Whatever the form, Huberman says the goals largely remain the same and have been described by ADR “gurus” Stephen Goldberg, Frank Sander and Nancy Rogers as follows:

  1. To reduce court caseloads and expenses
  2. To reduce parties’ financial and time expenditures
  3. To provide speedy settlement of disputes disruptive to the community and the parties’ families
  4. To improve the level of public satisfaction with the justice system
  5. To provide for resolutions tailored to the parties’ needs
  6. To increase voluntary compliance with case resolutions
  7. To restore the influence of neighbourhood and community values and the cohesiveness of communities
  8. To provide accessible forums to parties
  9. To teach the public to try more effective processes for dispute resolution than violence or litigation

“ADR has been hailed as a way to lessen costs, save time, reduce stress, build and strengthen relationships, provide more flexible processes and more party-sensitive and complex solutions than a traditional litigated outcome,” Huberman writes. “It is also intended to provide a structure for “win/win” solutions.”

He points out that winners of lawsuits are often losers “in terms of fees, frustration, wasted time and other factors not measurable in monetary terms, such as ruined relationships. The French philosopher Voltaire said: ‘I was ruined but twice — once when I lost a lawsuit and once when I won!’”

Huberman says ADR is being increasingly used in civil litigation over traditional adversarial methods.

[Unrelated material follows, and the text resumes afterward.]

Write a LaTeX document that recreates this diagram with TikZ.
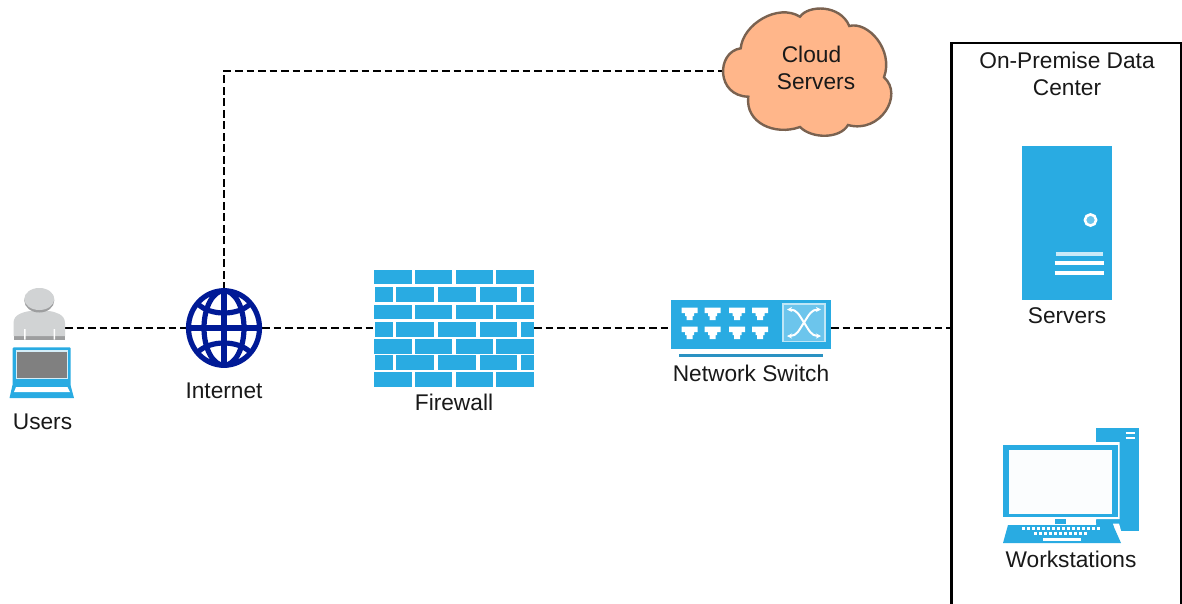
\documentclass[tikz,border=0pt]{standalone}
\usepackage{fontspec}
\usetikzlibrary{arrows.meta}
\setmainfont{Liberation Sans}
\definecolor{iconblue}{HTML}{29ABE2}
\definecolor{lightblue}{HTML}{6CC5EC}
\definecolor{globeblue}{HTML}{001A96}
\definecolor{cloudfill}{HTML}{FFB68A}
\definecolor{clouddraw}{HTML}{7A6250}
\definecolor{persongrey}{HTML}{D1D3D4}
\definecolor{barblue}{HTML}{2A92C2}
\tikzset{
  x=1pt,y=-1pt,
  label/.style={font=\fontsize{22.7}{28}\selectfont,text=black!90,inner sep=0pt,align=center},
  link/.style={draw=black,line width=2.8pt,dash pattern=on 7.8pt off 3.7pt},
  holder/.style={inner sep=0pt,outer sep=0pt},
  brick/.style={fill=iconblue},
  portshape/.style={fill=white},
  whiteline/.style={draw=white,line width=4pt},
  arrowline/.style={draw=white,line width=2pt}
}
\begin{document}
\begin{tikzpicture}
\useasboundingbox (0,0) rectangle (1182,603);
\fill[white] (0,0) rectangle (1182,603);
% holders
\node[holder,minimum width=52pt,minimum height=30pt] (users) at (39,326) {};
\node[holder,circle,minimum size=76pt] (internet) at (224,328) {};
\node[holder,minimum width=160pt,minimum height=117pt] (firewall) at (454,328.5) {};
\node[holder,minimum width=160pt,minimum height=49pt] (switch) at (751,324) {};
\coordinate (cloudw) at (722,71);
\coordinate (corner) at (224,71);
\coordinate (dcw) at (951.5,328);
% connectors
\draw[link] (users.east |- internet.west) -- (internet.west);
\draw[link] (internet.east) -- (firewall.west |- internet.east);
\draw[link] (firewall.east |- internet.east) -- (switch.west |- internet.east);
\draw[link] (switch.east |- internet.east) -- (dcw);
\draw[link] (internet.north) -- (corner) -- (cloudw);
% cloud
\draw[draw=clouddraw,fill=cloudfill,line width=2.4pt]
  (740.7,48.3) .. controls (743,24) and (778,3) .. (800,16.7)
  .. controls (808,5) and (840,4) .. (849.3,26)
  .. controls (868,21) and (894,50) .. (884,77.3)
  .. controls (904,95) and (880,134) .. (848,125)
  .. controls (840,139) and (812,139) .. (800,127)
  .. controls (775,136) and (745,123) .. (748.3,96.7)
  .. controls (716,96) and (716,52) .. (740.7,48.3) -- cycle;
\node[label] (cloudt1) at (811.5,54.5) {Cloud};
\node[label] (cloudt2) at (816,82) {Servers};
% data center box
\draw[draw=black,line width=2.2pt] (951.5,610) -- (951.5,43) -- (1181,43) -- (1181,610);
\node[label] (dct1) at (1067,60.5) {On-Premise Data};
\node[label] (dct2) at (1067,88) {Center};
% users
\fill[persongrey!75!black] (13.5,334) rectangle (65,339.5);
\fill[persongrey] (13.5,336) -- (13.5,323) .. controls (13.5,314) and (24,312) .. (30,311)
  -- (49,311) .. controls (55,312) and (65,314) .. (65,323) -- (65,336) -- cycle;
\fill[persongrey!75!black] (39.3,300.5) ellipse (15 and 12);
\fill[persongrey] (39.3,299) ellipse (15 and 11);
\fill[white] (24,329) rectangle (25.5,339.5) (53.5,329) rectangle (55,339.5);
\fill[iconblue,rounded corners=1pt] (12.7,347.3) rectangle (70.7,386);
\fill[white!80!iconblue] (15.5,350) rectangle (68,379);
\fill[black!50] (17,351.5) rectangle (66.5,377.5);
\fill[iconblue] (12.5,385) -- (70.5,385) -- (74,398) -- (9.5,398) -- cycle;
\fill[white] (16,387) -- (67.5,387) -- (70,392) -- (14,392) -- cycle;
\node[label] (userst) at (42.5,422) {Users};
% internet
\begin{scope}[draw=globeblue,line width=5.2pt]
\draw (224,328) ellipse (35.5 and 37.3);
\draw (224,328) ellipse (20 and 37.3);
\draw (224,292) -- (224,364);
\draw (188,328) -- (260,328);
\draw (198,304) .. controls (210,316) and (238,316) .. (250,304);
\draw (198,352) .. controls (210,340) and (238,340) .. (250,352);
\end{scope}
\node[label] (internett) at (224,390.5) {Internet};
% firewall
\foreach \a/\b in {270/284.3,304.5/319,339/353.5,372/386.5}{
  \fill[brick] (373.5,\a) rectangle (412,\b);
  \fill[brick] (414.7,\a) rectangle (452,\b);
  \fill[brick] (455.5,\a) rectangle (492.5,\b);
  \fill[brick] (496,\a) rectangle (534,\b);
}
\foreach \a/\b in {287/302,322/337,355/370}{
  \fill[brick] (375,\a) rectangle (392.7,\b);
  \fill[brick] (396.3,\a) rectangle (434,\b);
  \fill[brick] (438,\a) rectangle (476,\b);
  \fill[brick] (480,\a) rectangle (517,\b);
  \fill[brick] (520.7,\a) rectangle (533.5,\b);
}
\node[label] (firewallt) at (454,402) {Firewall};
% switch
\fill[iconblue] (671,299.5) rectangle (831,348.5);
\fill[barblue] (678.5,353.5) rectangle (823,357.3);
\foreach \px in {689.7,712.7,737,760}{
 \foreach \py in {307.5,326.5}{
  \fill[portshape,shift={(\px,\py)}] (-8,0) -- (8,0) -- (8,5.5) -- (4.5,5.5) -- (4.5,8.5) -- (3,8.5) -- (3,12.5) -- (-3,12.5) -- (-3,8.5) -- (-4.5,8.5) -- (-4.5,5.5) -- (-8,5.5) -- cycle;
 }
}
\fill[lightblue,draw=white!70!iconblue,line width=1.8pt] (783,304) rectangle (825,341.5);
\draw[arrowline,-{Stealth[length=5pt,width=5pt]}] (804,322.5) .. controls (799,315) and (797,309.5) .. (787,309.5);
\draw[arrowline,-{Stealth[length=5pt,width=5pt]}] (804,322.5) .. controls (809,330) and (811,336) .. (821,336);
\draw[arrowline,-{Stealth[length=5pt,width=5pt]}] (804,322.5) .. controls (809,315) and (811,309.5) .. (821,309.5);
\draw[arrowline,-{Stealth[length=5pt,width=5pt]}] (804,322.5) .. controls (799,330) and (797,336) .. (787,336);
\node[label] (switcht) at (751,373.5) {Network Switch};
% server
\fill[iconblue] (1022,146) rectangle (1112,300);
\fill[lightblue,draw=white,line width=2.6pt] (1090.5,220) circle (5.6);
\draw[draw=white!75!iconblue,line width=3.4pt] (1055.5,254) -- (1103,254);
\draw[whiteline] (1054.5,263) -- (1104,263);
\draw[whiteline] (1054.5,272.5) -- (1104,272.5);
\node[label] (servert) at (1067,316) {Servers};
% workstation
\fill[iconblue] (1095.7,427.5) rectangle (1138.7,531);
\draw[draw=white,line width=2pt] (1125.5,433) -- (1134.5,433) (1125.5,437.5) -- (1134.5,437.5);
\fill[white] (1001,442) rectangle (1119.5,519) (1085,519) rectangle (1096,535);
\fill[iconblue] (1096,519.5) rectangle (1118,523);
\fill[iconblue] (1003.3,444.5) rectangle (1117.5,517);
\fill[white!98!iconblue] (1009,449.5) rectangle (1112,513.5);
\fill[iconblue] (1055,518.5) rectangle (1066,523.5);
\fill[white] (1113,523.5) -- (1119,523.5) -- (1125,545) -- (1118,545) -- cycle;
\fill[iconblue] (1008,525) -- (1113,525) -- (1121,543) -- (1003,543) -- cycle;
\foreach \kx in {0,...,15}{\fill[white] (1022+\kx*5,527) rectangle ++(3,3);}
\foreach \kx in {0,...,10}{\fill[white] (1034+\kx*5,531.5) rectangle ++(3,3);}
\fill[white] (1043,538) rectangle (1081,541);
\node[label] (workt) at (1071,559) {Workstations};
\end{tikzpicture}
\end{document}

He says the major advantages that have been identified in international literature are:

  1. Increased settlement
  2. Improved satisfaction with the outcome or manner in which the dispute is resolved among disputants
  3. Reduced time in disputes
  4. Reduced costs
  5. Increased compliance with agreed solutions

“There are, however, ongoing debates among proponents and critics of ADR concerning the nature and extent of the perceived advantages and disadvantages of ADR, and the merits, risks and potential problems of different ADR options,” Huberman writes. “These include the concern that ADR, particularly mediation, delays dispute resolution, and that it can increase costs, especially when it comes to arbitration.”

He also says mediation is usually not suitable in cases of sexual harassment, violence, and other forms of abuse and power imbalances.

“So, when does ADR work? The key to success in ADR lies in its effective use, that is ‘EDR,’ ‘Effective Dispute Resolution,” Huberman writes.

“As professor Frank Sander of Harvard Law School proposed, one must ‘fit the forum to the fuss,’ that is analyze the particular dispute and then find the appropriate forum(s) to assist in facilitating resolution,” he writes.

Huberman says ADR’s “full potential, while recognized, has yet to be realized. Inventiveness and imagination will yield further ADR innovations and hybrid techniques and concepts. The process of evolution will continue.

“ADR presents challenges and opportunities. It is a tool offering variety, flexibility, adaptability and practicality — which, if appropriately and effectively used, promises to assist in fundamentally enhancing our justice systems, both private and public.”